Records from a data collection
======
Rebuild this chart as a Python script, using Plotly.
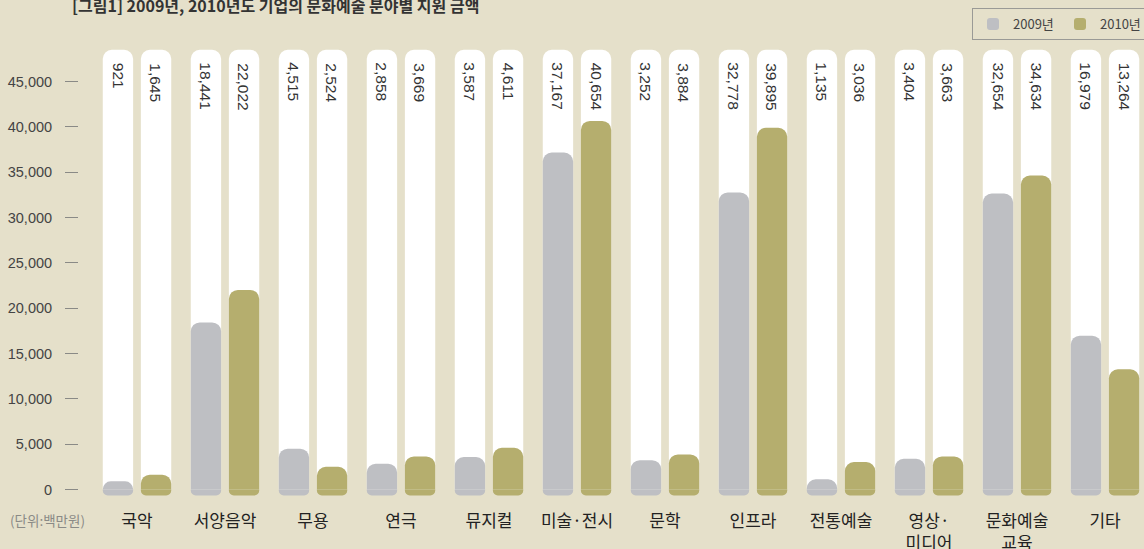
import plotly.graph_objects as go

categories = ["국악", "서양음악", "무용", "연극", "뮤지컬", "미술·전시", "문학", "인프라",
              "전통예술", "영상·<br>미디어", "문화예술<br>교육", "기타"]
values_2009 = [921, 18441, 4515, 2858, 3587, 37167, 3252, 32778, 1135, 3404, 32654, 16979]
values_2010 = [1645, 22022, 2524, 3669, 4611, 40654, 3884, 39895, 3036, 3663, 34634, 13264]
y_ticks = [0, 5000, 10000, 15000, 20000, 25000, 30000, 35000, 40000, 45000]

BG = "#e5e0ca"
GRAY = "#bebfc3"
OLIVE = "#b5ae6e"
TRACK_TOP = 48500
FOOT = -650
W = 0.345
SHIFT = 0.2165
R = 9

idx = list(range(len(categories)))
x09 = [i - SHIFT for i in idx]
x10 = [i + SHIFT for i in idx]
fig = go.Figure()

# white tracks (axis pair 1)
for xs in (x09, x10):
    fig.add_trace(go.Bar(x=xs, y=[TRACK_TOP] * len(idx), width=W,
                         marker=dict(color="white", line=dict(width=0), cornerradius=R),
                         showlegend=False, hoverinfo="skip", xaxis="x", yaxis="y"))

# rounded feet below zero (axis pair 2)
for xs, col in ((x09, GRAY), (x10, OLIVE)):
    fig.add_trace(go.Bar(x=xs, y=[FOOT] * len(idx), width=W,
                         marker=dict(color=col, line=dict(width=0), cornerradius=R),
                         showlegend=False, hoverinfo="skip", xaxis="x2", yaxis="y2"))

# data bars (axis pair 3)
fig.add_trace(go.Bar(x=x09, y=values_2009, width=W, name="2009년",
                     marker=dict(color=GRAY, line=dict(width=0), cornerradius=R),
                     xaxis="x3", yaxis="y3"))
fig.add_trace(go.Bar(x=x10, y=values_2010, width=W, name="2010년",
                     marker=dict(color=OLIVE, line=dict(width=0), cornerradius=R),
                     xaxis="x3", yaxis="y3"))

annotations = []
for i in idx:
    for xc, v in ((x09[i], values_2009[i]), (x10[i], values_2010[i])):
        annotations.append(dict(x=xc, y=TRACK_TOP, xref="x", yref="y",
                                text=f"{v:,}", textangle=90, showarrow=False,
                                yanchor="top", xanchor="center", yshift=-11,
                                font=dict(size=15.5, color="#333333",
                                          family="Liberation Sans, Noto Sans CJK KR")))

annotations.append(dict(x=70 / 1144, y=1 + (48 - 5) / 448, xref="paper", yref="paper",
                        text="<b>[그림1] 2009년, 2010년도 기업의 문화예술 분야별 지원 금액</b>",
                        showarrow=False, xanchor="left", yanchor="middle",
                        font=dict(size=16, color="#333333", family="Noto Sans CJK KR")))
annotations.append(dict(x=8 / 1144, y=-(520 - 496) / 448, xref="paper", yref="paper",
                        text="(단위:백만원)", showarrow=False, xanchor="left", yanchor="middle",
                        font=dict(size=13.5, color="#8a8a86", family="Noto Sans CJK KR")))

hidden_x = dict(overlaying="x", matches="x", visible=False)
hidden_y = dict(overlaying="y", matches="y", visible=False)

fig.update_layout(
    width=1144, height=549,
    margin=dict(l=0, r=0, t=48, b=53, autoexpand=False),
    paper_bgcolor=BG, plot_bgcolor=BG,
    barmode="overlay",
    font=dict(family="Noto Sans CJK KR", color="#333333"),
    legend=dict(orientation="h", xref="container", yref="container",
                x=972 / 1144, xanchor="left", y=1 - 8 / 549, yanchor="top",
                bgcolor=BG, bordercolor="#9a9a96", borderwidth=1,
                font=dict(size=13, color="#444444", family="Noto Sans CJK KR"),
                entrywidth=42, entrywidthmode="pixels", itemwidth=30, traceorder="normal"),
    annotations=annotations,
    xaxis=dict(domain=[93 / 1144, 1], range=[-0.5, 11.443], tickvals=idx, ticktext=categories,
               showgrid=False, zeroline=False, showline=False, ticks="", automargin=False,
               ticklabelstandoff=13,
               tickfont=dict(size=17, color="#222222", family="Noto Sans CJK KR")),
    yaxis=dict(range=[-700, 48700], tickvals=y_ticks, tickformat=",",
               anchor="free", position=78 / 1144, automargin=False,
               showgrid=False, zeroline=False, showline=False,
               ticks="outside", ticklen=13, tickcolor="#8a8a86", tickwidth=1,
               ticklabelstandoff=10,
               tickfont=dict(size=14.5, color="#444444", family="Liberation Sans, Noto Sans CJK KR")),
    xaxis2=hidden_x, yaxis2=hidden_y,
    xaxis3=hidden_x, yaxis3=hidden_y,
)

fig.write_html("out.html", config={"displayModeBar": False},
               post_script="document.body.style.margin='0px';document.body.style.overflow='hidden';")
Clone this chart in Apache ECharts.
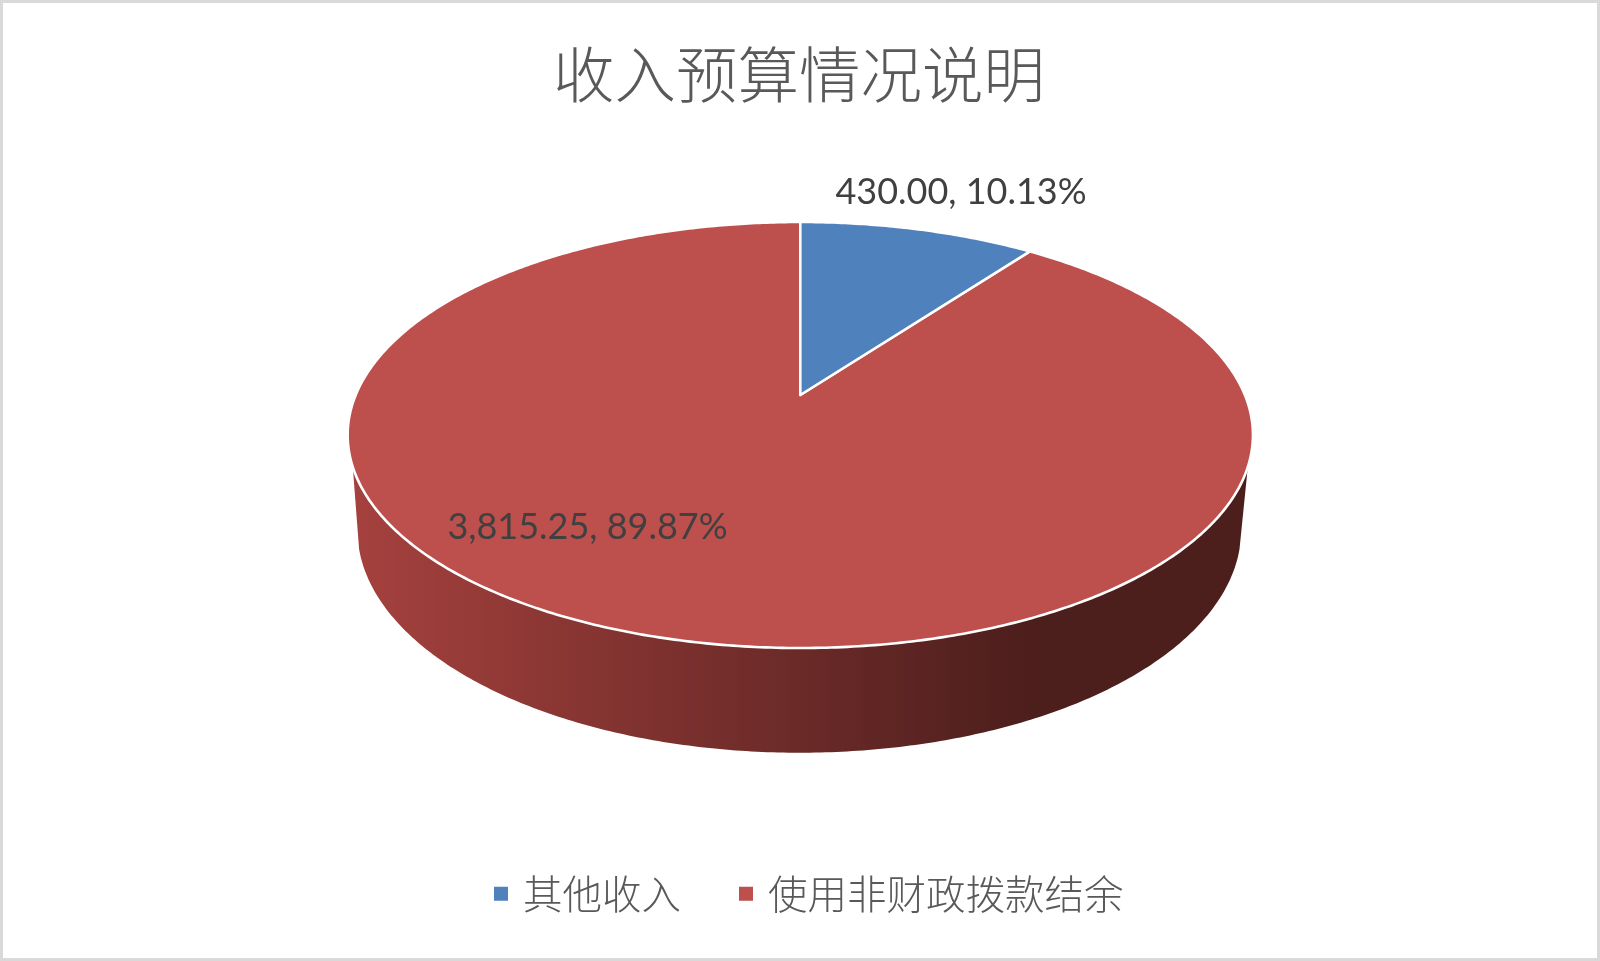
<!DOCTYPE html>
<html><head><meta charset="utf-8">
<style>html,body{margin:0;padding:0;background:#fff}#c{width:1600px;height:961px}</style>
<script src="https://cdn.jsdelivr.net/npm/echarts@6/dist/echarts.min.js"></script>
</head><body><div id="c"></div>
<script>
const titleText = '收入预算情况说明';
const categories = ['其他收入', '使用非财政拨款结余'];
const values = [430.00, 3815.25];
const colors = ['#4f81bd', '#bd4f4d'];

const total = values.reduce((a, b) => a + b, 0);
const CJK = '"Noto Sans CJK SC","Noto Sans",sans-serif';
const LAT = 'Lato,"Noto Sans",sans-serif';
const k = 0.1878;
const TOP = {cx: 800.3, y0: 395, A: 444.6, B: 205.5};
const BASE = {cx: 799.3, y0: 488, A: 434, B: 215};
const WALL_V = -0.3288, BASE_V = -0.2694;
const labelPos = [[961.5, 192], [588, 527]];

function proj(d, t) {
  const u = Math.sin(t), v = Math.cos(t), w = 1 + k * v;
  return [d.cx + d.A * u / w, d.y0 - d.B * v / w];
}
function arc(d, a, b) {
  const n = Math.max(2, Math.ceil(Math.abs(b - a) / 0.01)), out = [];
  for (let i = 0; i <= n; i++) out.push(proj(d, a + (b - a) * i / n));
  return out;
}
const TAU = Math.PI * 2;
const wallA = Math.acos(WALL_V), wallB = TAU - wallA;
const baseA = Math.acos(BASE_V), baseB = TAU - baseA;

function renderSlice(params, api) {
  const a = api.value(0) / total * TAU, b = api.value(1) / total * TAU, val = (api.value(1) - api.value(0));
  const kids = [];
  if (b > wallA && a < wallB) {
    const s = Math.max(a, wallA), e = Math.min(b, wallB);
    const bs = a <= wallA ? baseA : a, be = b >= wallB ? baseB : b;
    const pts = arc(TOP, s, e).concat(arc(BASE, be, bs));
    kids.push({
      type: 'polygon', shape: {points: pts},
      style: {fill: new echarts.graphic.LinearGradient(0, 0, 1, 0, [
        {offset: 0, color: '#a5413e'}, {offset: 0.76, color: '#4c1e1c'}, {offset: 1, color: '#4c1e1c'}]), stroke: null}
    });
  }
  kids.push({
    type: 'polygon', shape: {points: [[TOP.cx, TOP.y0]].concat(arc(TOP, a, b))},
    style: {fill: colors[params.seriesIndex], stroke: '#fff', lineWidth: 2.6, lineJoin: 'round'}
  });
  const p = labelPos[params.seriesIndex];
  kids.push({
    type: 'text', z2: 10,
    style: {
      text: val.toLocaleString('en-US', {minimumFractionDigits: 2, maximumFractionDigits: 2}) + ', ' + (val / total * 100).toFixed(2) + '%',
      x: p[0] - 0.5, y: p[1], align: 'center', verticalAlign: 'middle',
      font: '36px ' + LAT, fill: '#404040'
    }
  });
  return {type: 'group', children: kids};
}

let acc = 0;
const series = categories.map((name, i) => {
  const start = acc; acc += values[i];
  return {
    name, type: 'custom', coordinateSystem: 'none', renderItem: renderSlice,
    silent: true, animation: false, z: i === 0 ? 3 : 2,
    itemStyle: {color: colors[i]},
    data: [[start, acc]]
  };
});

const chart = echarts.init(document.getElementById('c'));
chart.setOption({
  animation: false,
  backgroundColor: '#fff',
  title: {text: titleText, left: 794, top: 39, textAlign: 'center',
    textStyle: {fontFamily: CJK, fontSize: 61.5, fontWeight: 300, color: '#595959'}},
  legend: {data: categories, left: 489, top: 869, icon: 'rect', itemWidth: 14, itemHeight: 14, itemGap: 58, selectedMode: false,
    textStyle: {fontFamily: CJK, fontSize: 39.5, fontWeight: 300, color: '#595959', padding: [0, 0, 0, 10]}},
  graphic: [{type: 'rect', z: 100, silent: true, shape: {x: 1.5, y: 1.5, width: 1597, height: 958}, style: {fill: null, stroke: '#d9d9d9', lineWidth: 3}}],
  series
});
</script></body></html>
======
• _TASK REQUIREMENTS_:
Copy down every line of the material above that includes the string "this".

• _FINISHED ANSWER_:
Rebuild this chart as a Python script, using Plotly.
Clone this chart in Apache ECharts.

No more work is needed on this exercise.